▶ [EXERCISE PROMPT]:
Keep to the lines between the one holding "Convert this chart" and the one holding "const cx = (m: string)", inclusive, and write them out exactly.

┌─ INPUT MATERIAL

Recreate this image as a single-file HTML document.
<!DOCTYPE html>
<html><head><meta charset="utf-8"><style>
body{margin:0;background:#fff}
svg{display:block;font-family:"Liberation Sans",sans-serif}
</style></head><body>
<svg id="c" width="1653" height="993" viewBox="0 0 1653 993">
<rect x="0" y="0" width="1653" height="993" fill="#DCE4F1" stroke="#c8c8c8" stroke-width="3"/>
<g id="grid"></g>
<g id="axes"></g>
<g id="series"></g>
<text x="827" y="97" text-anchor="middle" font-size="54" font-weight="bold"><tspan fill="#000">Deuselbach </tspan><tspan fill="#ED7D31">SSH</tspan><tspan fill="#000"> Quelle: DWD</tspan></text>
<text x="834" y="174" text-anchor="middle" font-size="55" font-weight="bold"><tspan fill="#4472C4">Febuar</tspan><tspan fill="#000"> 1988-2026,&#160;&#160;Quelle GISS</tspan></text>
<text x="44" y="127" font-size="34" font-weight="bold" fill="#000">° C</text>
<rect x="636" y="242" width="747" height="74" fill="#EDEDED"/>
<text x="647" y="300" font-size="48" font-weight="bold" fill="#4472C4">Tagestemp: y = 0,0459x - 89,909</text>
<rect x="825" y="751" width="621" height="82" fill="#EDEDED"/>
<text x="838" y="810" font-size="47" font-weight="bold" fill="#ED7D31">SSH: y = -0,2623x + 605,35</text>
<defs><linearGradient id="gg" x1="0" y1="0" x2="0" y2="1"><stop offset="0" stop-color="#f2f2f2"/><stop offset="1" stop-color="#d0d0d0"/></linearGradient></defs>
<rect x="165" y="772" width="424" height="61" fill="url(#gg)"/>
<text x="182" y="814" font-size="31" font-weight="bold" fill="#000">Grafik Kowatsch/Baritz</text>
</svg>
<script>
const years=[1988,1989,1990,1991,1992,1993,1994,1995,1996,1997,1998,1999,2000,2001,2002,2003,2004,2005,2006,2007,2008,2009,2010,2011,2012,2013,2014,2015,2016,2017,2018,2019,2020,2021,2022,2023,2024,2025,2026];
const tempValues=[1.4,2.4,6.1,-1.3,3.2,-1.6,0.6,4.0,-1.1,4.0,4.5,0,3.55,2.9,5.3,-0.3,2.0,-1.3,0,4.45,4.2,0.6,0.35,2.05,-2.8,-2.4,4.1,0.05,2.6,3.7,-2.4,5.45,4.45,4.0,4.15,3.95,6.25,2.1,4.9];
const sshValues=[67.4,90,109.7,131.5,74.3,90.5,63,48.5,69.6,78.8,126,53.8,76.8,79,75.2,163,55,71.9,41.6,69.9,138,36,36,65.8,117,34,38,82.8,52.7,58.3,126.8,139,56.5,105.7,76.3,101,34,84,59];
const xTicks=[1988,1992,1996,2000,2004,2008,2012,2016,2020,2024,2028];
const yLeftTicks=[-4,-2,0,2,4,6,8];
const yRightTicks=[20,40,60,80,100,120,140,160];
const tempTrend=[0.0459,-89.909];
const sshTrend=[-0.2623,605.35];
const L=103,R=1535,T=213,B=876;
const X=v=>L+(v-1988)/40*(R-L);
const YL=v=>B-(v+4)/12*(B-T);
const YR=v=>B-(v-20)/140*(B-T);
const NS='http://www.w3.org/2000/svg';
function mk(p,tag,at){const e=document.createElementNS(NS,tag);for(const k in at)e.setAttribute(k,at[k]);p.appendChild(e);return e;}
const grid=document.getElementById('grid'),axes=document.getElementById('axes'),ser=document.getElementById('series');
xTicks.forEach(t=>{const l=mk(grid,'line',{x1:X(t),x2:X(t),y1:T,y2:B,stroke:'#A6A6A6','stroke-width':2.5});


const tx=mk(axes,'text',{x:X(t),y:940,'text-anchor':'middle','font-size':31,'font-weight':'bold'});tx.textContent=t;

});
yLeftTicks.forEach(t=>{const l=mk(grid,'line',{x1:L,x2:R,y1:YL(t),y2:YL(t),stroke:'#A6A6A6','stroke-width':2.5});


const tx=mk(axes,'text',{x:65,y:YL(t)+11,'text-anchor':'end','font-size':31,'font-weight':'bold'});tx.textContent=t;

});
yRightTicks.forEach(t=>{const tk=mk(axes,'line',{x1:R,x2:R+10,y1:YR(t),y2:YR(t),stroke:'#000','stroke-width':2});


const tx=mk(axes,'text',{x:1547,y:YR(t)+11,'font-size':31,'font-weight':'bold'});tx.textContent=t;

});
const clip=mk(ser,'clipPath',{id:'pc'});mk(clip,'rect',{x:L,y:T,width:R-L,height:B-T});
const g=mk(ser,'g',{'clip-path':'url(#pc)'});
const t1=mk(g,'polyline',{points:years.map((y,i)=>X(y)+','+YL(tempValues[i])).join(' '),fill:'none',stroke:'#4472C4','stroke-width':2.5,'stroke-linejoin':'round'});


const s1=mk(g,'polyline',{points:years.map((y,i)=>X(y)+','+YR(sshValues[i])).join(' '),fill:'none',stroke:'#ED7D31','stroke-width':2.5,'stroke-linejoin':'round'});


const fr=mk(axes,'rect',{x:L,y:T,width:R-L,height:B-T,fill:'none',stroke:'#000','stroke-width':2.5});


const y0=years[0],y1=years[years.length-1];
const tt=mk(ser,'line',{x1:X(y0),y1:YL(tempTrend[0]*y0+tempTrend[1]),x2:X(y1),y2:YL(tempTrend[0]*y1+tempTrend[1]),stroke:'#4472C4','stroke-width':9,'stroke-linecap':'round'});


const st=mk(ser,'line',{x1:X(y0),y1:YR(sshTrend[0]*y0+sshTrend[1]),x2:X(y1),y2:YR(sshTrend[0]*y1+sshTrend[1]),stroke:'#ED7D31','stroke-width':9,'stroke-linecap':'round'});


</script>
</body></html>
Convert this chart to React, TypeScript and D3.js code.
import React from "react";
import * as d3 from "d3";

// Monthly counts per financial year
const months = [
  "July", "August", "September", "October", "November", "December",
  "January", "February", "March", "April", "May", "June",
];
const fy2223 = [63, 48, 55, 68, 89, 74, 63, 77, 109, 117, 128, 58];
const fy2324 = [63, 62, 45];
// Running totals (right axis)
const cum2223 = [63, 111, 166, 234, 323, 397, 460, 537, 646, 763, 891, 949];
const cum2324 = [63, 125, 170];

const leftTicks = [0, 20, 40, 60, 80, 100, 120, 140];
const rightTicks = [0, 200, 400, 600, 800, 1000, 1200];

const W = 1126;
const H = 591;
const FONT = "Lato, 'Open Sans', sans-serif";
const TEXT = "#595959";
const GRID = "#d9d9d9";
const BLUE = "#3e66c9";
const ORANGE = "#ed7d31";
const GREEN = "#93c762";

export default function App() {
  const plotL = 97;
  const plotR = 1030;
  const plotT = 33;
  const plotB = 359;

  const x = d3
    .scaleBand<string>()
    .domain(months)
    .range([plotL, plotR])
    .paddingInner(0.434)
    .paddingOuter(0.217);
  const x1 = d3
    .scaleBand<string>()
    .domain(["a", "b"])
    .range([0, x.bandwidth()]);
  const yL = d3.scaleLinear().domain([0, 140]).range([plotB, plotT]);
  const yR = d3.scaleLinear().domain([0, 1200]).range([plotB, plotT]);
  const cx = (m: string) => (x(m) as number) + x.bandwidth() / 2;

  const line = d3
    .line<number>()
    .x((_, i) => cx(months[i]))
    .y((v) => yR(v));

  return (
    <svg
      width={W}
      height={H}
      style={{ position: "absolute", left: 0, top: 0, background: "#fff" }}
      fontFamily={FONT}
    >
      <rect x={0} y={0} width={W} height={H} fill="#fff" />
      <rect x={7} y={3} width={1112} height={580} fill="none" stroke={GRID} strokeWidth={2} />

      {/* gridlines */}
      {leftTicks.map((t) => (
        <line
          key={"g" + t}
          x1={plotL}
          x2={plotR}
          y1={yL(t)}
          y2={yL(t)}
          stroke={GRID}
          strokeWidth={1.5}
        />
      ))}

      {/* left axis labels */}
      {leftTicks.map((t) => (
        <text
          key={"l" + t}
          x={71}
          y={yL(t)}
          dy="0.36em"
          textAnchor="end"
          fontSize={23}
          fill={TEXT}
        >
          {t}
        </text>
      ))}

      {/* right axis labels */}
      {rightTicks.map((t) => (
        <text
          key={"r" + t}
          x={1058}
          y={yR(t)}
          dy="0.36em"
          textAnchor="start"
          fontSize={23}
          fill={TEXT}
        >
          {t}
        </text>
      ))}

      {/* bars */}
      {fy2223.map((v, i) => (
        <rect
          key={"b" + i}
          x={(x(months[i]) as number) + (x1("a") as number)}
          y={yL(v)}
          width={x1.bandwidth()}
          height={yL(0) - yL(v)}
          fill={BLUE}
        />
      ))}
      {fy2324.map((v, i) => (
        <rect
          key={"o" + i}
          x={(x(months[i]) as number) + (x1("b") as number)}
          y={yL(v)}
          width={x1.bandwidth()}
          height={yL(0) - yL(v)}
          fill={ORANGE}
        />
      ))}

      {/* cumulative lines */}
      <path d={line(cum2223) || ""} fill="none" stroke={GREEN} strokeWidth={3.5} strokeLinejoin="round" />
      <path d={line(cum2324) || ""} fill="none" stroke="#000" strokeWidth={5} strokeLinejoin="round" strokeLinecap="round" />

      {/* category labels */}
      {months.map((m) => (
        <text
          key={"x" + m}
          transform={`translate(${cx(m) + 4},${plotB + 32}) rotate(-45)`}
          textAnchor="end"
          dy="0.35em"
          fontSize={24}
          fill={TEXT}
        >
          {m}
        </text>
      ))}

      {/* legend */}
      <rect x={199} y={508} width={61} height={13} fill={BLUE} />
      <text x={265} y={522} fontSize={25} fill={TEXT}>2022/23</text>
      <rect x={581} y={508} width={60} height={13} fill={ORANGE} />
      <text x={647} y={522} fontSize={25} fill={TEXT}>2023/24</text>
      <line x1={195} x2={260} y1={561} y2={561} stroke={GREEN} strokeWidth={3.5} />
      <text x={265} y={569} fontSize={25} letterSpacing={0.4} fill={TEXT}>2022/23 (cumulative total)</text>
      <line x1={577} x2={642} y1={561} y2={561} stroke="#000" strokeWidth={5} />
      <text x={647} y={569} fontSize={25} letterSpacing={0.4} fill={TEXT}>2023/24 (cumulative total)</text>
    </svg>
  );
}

└─

▶ [WRITTEN RESPONSE]:
Convert this chart to React, TypeScript and D3.js code.
import React from "react";
import * as d3 from "d3";

// Monthly counts per financial year
const months = [
  "July", "August", "September", "October", "November", "December",
  "January", "February", "March", "April", "May", "June",
];
const fy2223 = [63, 48, 55, 68, 89, 74, 63, 77, 109, 117, 128, 58];
const fy2324 = [63, 62, 45];
// Running totals (right axis)
const cum2223 = [63, 111, 166, 234, 323, 397, 460, 537, 646, 763, 891, 949];
const cum2324 = [63, 125, 170];

const leftTicks = [0, 20, 40, 60, 80, 100, 120, 140];
const rightTicks = [0, 200, 400, 600, 800, 1000, 1200];

const W = 1126;
const H = 591;
const FONT = "Lato, 'Open Sans', sans-serif";
const TEXT = "#595959";
const GRID = "#d9d9d9";
const BLUE = "#3e66c9";
const ORANGE = "#ed7d31";
const GREEN = "#93c762";

export default function App() {
  const plotL = 97;
  const plotR = 1030;
  const plotT = 33;
  const plotB = 359;

  const x = d3
    .scaleBand<string>()
    .domain(months)
    .range([plotL, plotR])
    .paddingInner(0.434)
    .paddingOuter(0.217);
  const x1 = d3
    .scaleBand<string>()
    .domain(["a", "b"])
    .range([0, x.bandwidth()]);
  const yL = d3.scaleLinear().domain([0, 140]).range([plotB, plotT]);
  const yR = d3.scaleLinear().domain([0, 1200]).range([plotB, plotT]);
  const cx = (m: string) => (x(m) as number) + x.bandwidth() / 2;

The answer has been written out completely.